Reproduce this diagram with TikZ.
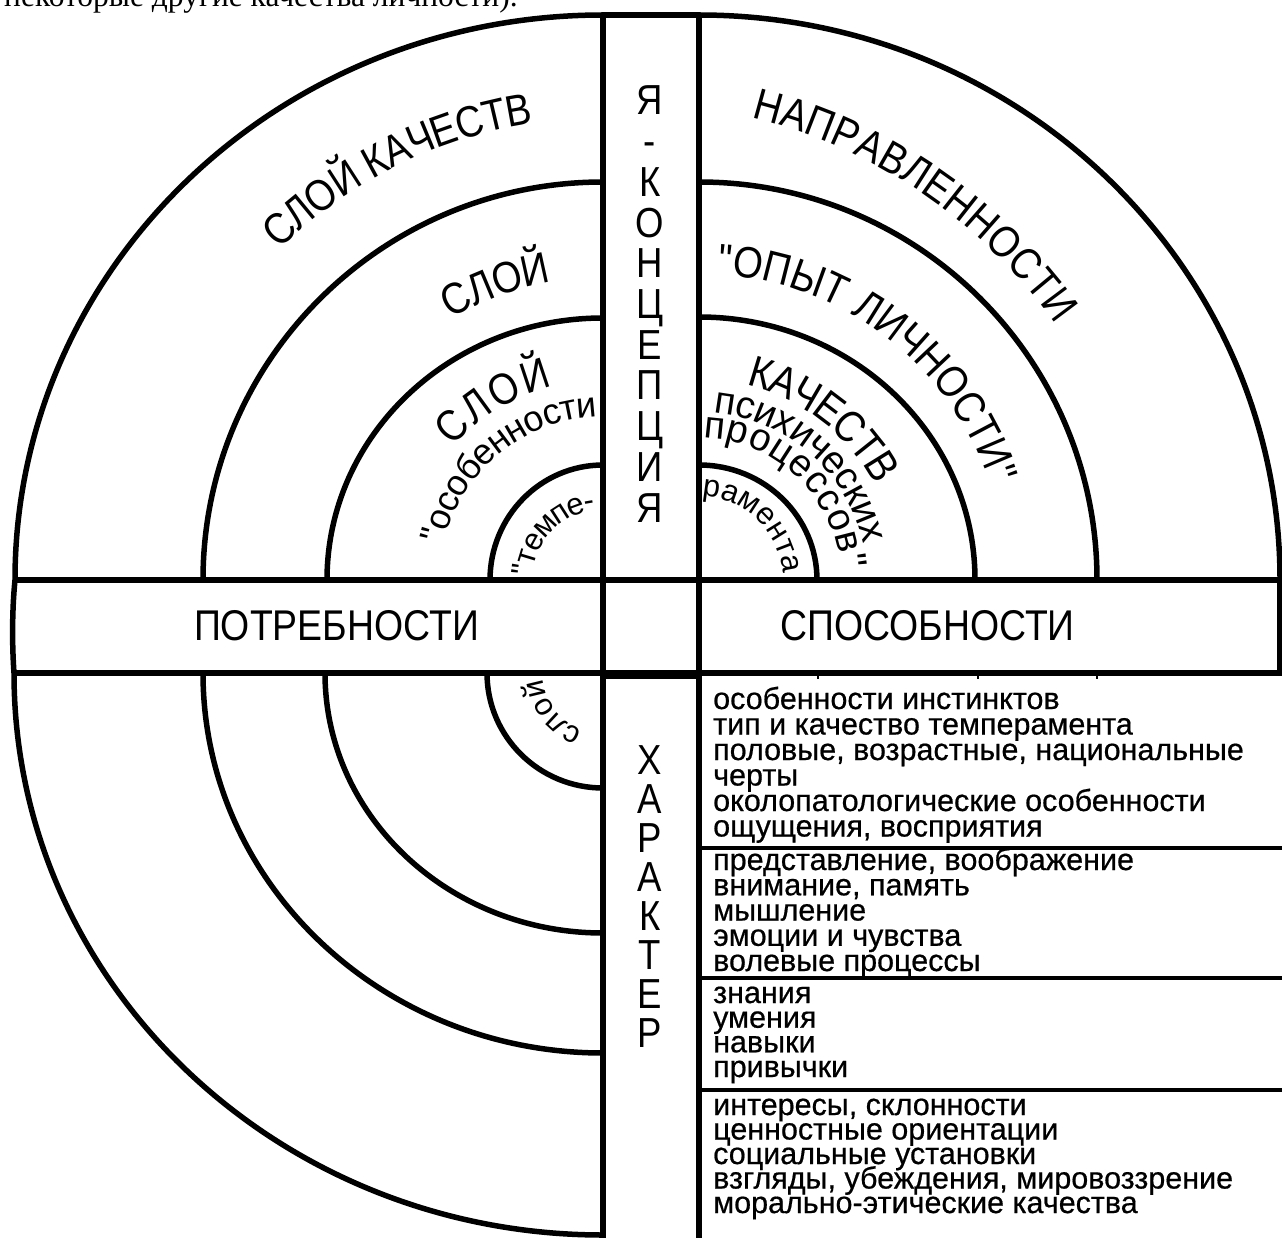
\documentclass[tikz,border=0pt]{standalone}
\usepackage{fontspec}
\usetikzlibrary{decorations.text}
\newfontfamily\capsf[FakeStretch=0.87]{Liberation Sans}
\newfontfamily\lowf{Liberation Sans}
\newfontfamily\tabf[FakeBold=0.6]{Liberation Sans}
\newfontfamily\serf{Liberation Serif}
\newcommand{\bigcapsfont}{\capsf\fontsize{44}{44}\selectfont}
\newcommand{\midlowfont}{\lowf\fontsize{36}{36}\selectfont}
\newcommand{\psyfont}{\lowf\fontsize{38.5}{38.5}\selectfont}
\newcommand{\smalllowfont}{\lowf\fontsize{31}{31}\selectfont}
\tikzset{
  mainline/.style={line width=5.5pt},
  tabline/.style={line width=3.5pt},
  curvtext/.style={decorate, decoration={text along path, text align={fit to path}}},
  colletter/.style={anchor=base, inner sep=0pt, font=\capsf\fontsize{42}{42}\selectfont},
  hlabel/.style={anchor=base, inner sep=0pt, font=\capsf\fontsize{43}{43}\selectfont},
  tabtext/.style={anchor=base west, inner sep=0pt, font=\tabf\fontsize{30.5}{30.5}\selectfont},
}
\begin{document}
\begin{tikzpicture}[x=1pt,y=1pt]
\useasboundingbox (0,0) rectangle (1282,-1238);
\clip (0,0) rectangle (1282,-1238);
\fill[white] (0,0) rectangle (1282,-1238);
% cut-off text line at the top
\node[anchor=base west, inner sep=0pt, font=\serf\fontsize{31.5}{31.5}\selectfont] (toptext) at (4,-6.5) {некоторые другие качества личности).};

\coordinate (C1) at (603,-580);
\coordinate (C2) at (699,-580);
\coordinate (C3) at (603,-673);
\coordinate (OB) at (624.7,-630.2);

% upper-left arcs
\draw[mainline] (490,-580) arc[start angle=180,end angle=90,x radius=113pt,y radius=115pt];
\draw[mainline] (327,-580) arc[start angle=180,end angle=90,x radius=276pt,y radius=262pt];
\draw[mainline] (203,-580) arc[start angle=180,end angle=90,x radius=400pt,y radius=398pt];
\draw[mainline] (15,-580) arc[start angle=180,end angle=90,x radius=588pt,y radius=565pt];
% upper-right arcs
\draw[mainline] (699,-465) arc[start angle=90,end angle=0,x radius=118pt,y radius=115pt];
\draw[mainline] (699,-317) arc[start angle=90,end angle=0,x radius=276pt,y radius=263pt];
\draw[mainline] (699,-182) arc[start angle=90,end angle=0,x radius=398pt,y radius=398pt];
\draw[mainline] (699,-15) arc[start angle=90,end angle=0,x radius=581pt,y radius=565pt];
% lower-left arcs
\draw[mainline] (487,-673) arc[start angle=180,end angle=270,x radius=116pt,y radius=115pt];
\draw[mainline] (325,-673) arc[start angle=180,end angle=270,x radius=278pt,y radius=260pt];
\draw[mainline] (203,-673) arc[start angle=180,end angle=270,x radius=400pt,y radius=380pt];
\draw[mainline] (14,-673) arc[start angle=180,end angle=270,x radius=589pt,y radius=562pt];

% straight frame lines
\draw[mainline] (603,-15) -- (603,-1245);
\draw[mainline] (699,-15) -- (699,-1245);
\draw[mainline] (603,-15) -- (699,-15);
\draw[mainline] (14,-580) -- (1280,-580);
\draw[mainline] (14,-673) -- (1290,-673);
\draw[mainline] (15,-580) .. controls (12,-610) and (12,-645) .. (14,-673);
\draw[mainline] (1280,-580) -- (1280,-673);
\draw[line width=4pt] (603,-677) -- (699,-677);
\foreach \tx in {818,978,1097} \draw[line width=2.5pt] (\tx,-673) -- (\tx,-679);
% table rows
\draw[tabline] (699,-848) -- (1290,-848);
\draw[tabline] (699,-978) -- (1290,-978);
\draw[tabline] (699,-1090) -- (1290,-1090);

% horizontal labels
\node[hlabel] (potr) at (336.5,-640) {ПОТРЕБНОСТИ};
\node[hlabel] (spos) at (927.5,-640) {СПОСОБНОСТИ};

% vertical columns
\foreach \ch [count=\i] in {Я,-,К,О,Н,Ц,Е,П,Ц,И,Я}
  \node[colletter] (jk\i) at (650,{-115-(\i-1)*40.7}) {\ch};
\foreach \ch [count=\i] in {Х,А,Р,А,К,Т,Е,Р}
  \node[colletter] (har\i) at (650,{-774-(\i-1)*39.1}) {\ch};

% curved texts
\path[curvtext, decoration={raise=-15.7pt, text={|\bigcapsfont|СЛОЙ КАЧЕСТВ}}]
  ([shift={(134.4:478pt)}]C1) arc[start angle=134.4, end angle=98.7, radius=478pt];
\path[curvtext, decoration={raise=-15.7pt, text={|\bigcapsfont|НАПРАВЛЕННОСТИ}}]
  ([shift={(76.1:544pt)}]OB) arc[start angle=76.1, end angle=35.4, radius=544pt];
\path[curvtext, decoration={raise=-15.7pt, text={|\bigcapsfont|СЛОЙ}}]
  ([shift={(120.1:318pt)}]C1) arc[start angle=120.1, end angle=99.9, radius=318pt];
\path[curvtext, decoration={raise=-15.7pt, text={|\bigcapsfont|"ОПЫТ ЛИЧНОСТИ"}}]
  ([shift={(86.4:322pt)}]C2) arc[start angle=86.4, end angle=18.1, radius=322pt];
\path[curvtext, decoration={raise=-15.7pt, text={|\bigcapsfont|СЛОЙ}}]
  ([shift={(138.2:216pt)}]C1) arc[start angle=138.2, end angle=104.7, radius=216pt];
\path[curvtext, decoration={raise=-9pt, text={|\midlowfont|"особенности}}]
  ([shift={(167.3:172pt)}]C1) arc[start angle=167.3, end angle=92.4, radius=172pt];
\path[curvtext, decoration={raise=-7.8pt, text={|\smalllowfont|"темпе-}}]
  ([shift={(176.6:78pt)}]C1) arc[start angle=176.6, end angle=96, radius=78pt];
\path[curvtext, decoration={raise=-15.7pt, text={|\bigcapsfont|КАЧЕСТВ}}]
  ([shift={(76.2:216pt)}]C2) arc[start angle=76.2, end angle=28.5, radius=216pt];
\path[curvtext, decoration={raise=-10pt, text={|\psyfont|психических}}]
  ([shift={(84.7:178pt)}]C2) arc[start angle=84.7, end angle=12.5, radius=178pt];
\path[curvtext, decoration={raise=-10pt, text={|\psyfont|процессов"}}]
  ([shift={(88:152pt)}]C2) arc[start angle=88, end angle=4.5, radius=152pt];
\path[curvtext, decoration={raise=-8pt, text={|\smalllowfont|рамента}}]
  ([shift={(87.5:92pt)}]C2) arc[start angle=87.5, end angle=4.8, radius=92pt];
\path[curvtext, decoration={raise=-8pt, text={|\smalllowfont|слой}}]
  ([shift={(249.7:68pt)}]C3) arc[start angle=249.7, end angle=186.4, radius=68pt];

% table text
\node[tabtext] (r1a) at (713,-709) {особенности инстинктов};
\node[tabtext] (r1b) at (713,-734.5) {тип и качество темперамента};
\node[tabtext] (r1c) at (713,-760) {половые, возрастные, национальные};
\node[tabtext] (r1d) at (713,-785.5) {черты};
\node[tabtext] (r1e) at (713,-811) {околопатологические особенности};
\node[tabtext] (r1f) at (713,-836.5) {ощущения, восприятия};
\node[tabtext] (r2a) at (713,-870) {представление, воображение};
\node[tabtext] (r2b) at (713,-895.3) {внимание, память};
\node[tabtext] (r2c) at (713,-920.5) {мышление};
\node[tabtext] (r2d) at (713,-945.8) {эмоции и чувства};
\node[tabtext] (r2e) at (713,-971) {волевые процессы};
\node[tabtext] (r3a) at (713,-1003) {знания};
\node[tabtext] (r3b) at (713,-1027.7) {умения};
\node[tabtext] (r3c) at (713,-1052.3) {навыки};
\node[tabtext] (r3d) at (713,-1077) {привычки};
\node[tabtext] (r4a) at (713,-1115) {интересы, склонности};
\node[tabtext] (r4b) at (713,-1139.5) {ценностные ориентации};
\node[tabtext] (r4c) at (713,-1164) {социальные установки};
\node[tabtext] (r4d) at (713,-1188.5) {взгляды, убеждения, мировоззрение};
\node[tabtext] (r4e) at (713,-1213) {морально-этические качества};
\end{tikzpicture}
\end{document}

* * * * * * *

--- Exercise requirements ---
Omit the pictures, then repeat exactly each line from the beginning of the listing through the line with "(OB) at (624.7,-630.2);".

--- Solution for this problem ---
Reproduce this diagram with TikZ.
\documentclass[tikz,border=0pt]{standalone}
\usepackage{fontspec}
\usetikzlibrary{decorations.text}
\newfontfamily\capsf[FakeStretch=0.87]{Liberation Sans}
\newfontfamily\lowf{Liberation Sans}
\newfontfamily\tabf[FakeBold=0.6]{Liberation Sans}
\newfontfamily\serf{Liberation Serif}
\newcommand{\bigcapsfont}{\capsf\fontsize{44}{44}\selectfont}
\newcommand{\midlowfont}{\lowf\fontsize{36}{36}\selectfont}
\newcommand{\psyfont}{\lowf\fontsize{38.5}{38.5}\selectfont}
\newcommand{\smalllowfont}{\lowf\fontsize{31}{31}\selectfont}
\tikzset{
  mainline/.style={line width=5.5pt},
  tabline/.style={line width=3.5pt},
  curvtext/.style={decorate, decoration={text along path, text align={fit to path}}},
  colletter/.style={anchor=base, inner sep=0pt, font=\capsf\fontsize{42}{42}\selectfont},
  hlabel/.style={anchor=base, inner sep=0pt, font=\capsf\fontsize{43}{43}\selectfont},
  tabtext/.style={anchor=base west, inner sep=0pt, font=\tabf\fontsize{30.5}{30.5}\selectfont},
}
\begin{document}
\begin{tikzpicture}[x=1pt,y=1pt]
\useasboundingbox (0,0) rectangle (1282,-1238);
\clip (0,0) rectangle (1282,-1238);
\fill[white] (0,0) rectangle (1282,-1238);
% cut-off text line at the top
\node[anchor=base west, inner sep=0pt, font=\serf\fontsize{31.5}{31.5}\selectfont] (toptext) at (4,-6.5) {некоторые другие качества личности).};

\coordinate (C1) at (603,-580);
\coordinate (C2) at (699,-580);
\coordinate (C3) at (603,-673);
\coordinate (OB) at (624.7,-630.2);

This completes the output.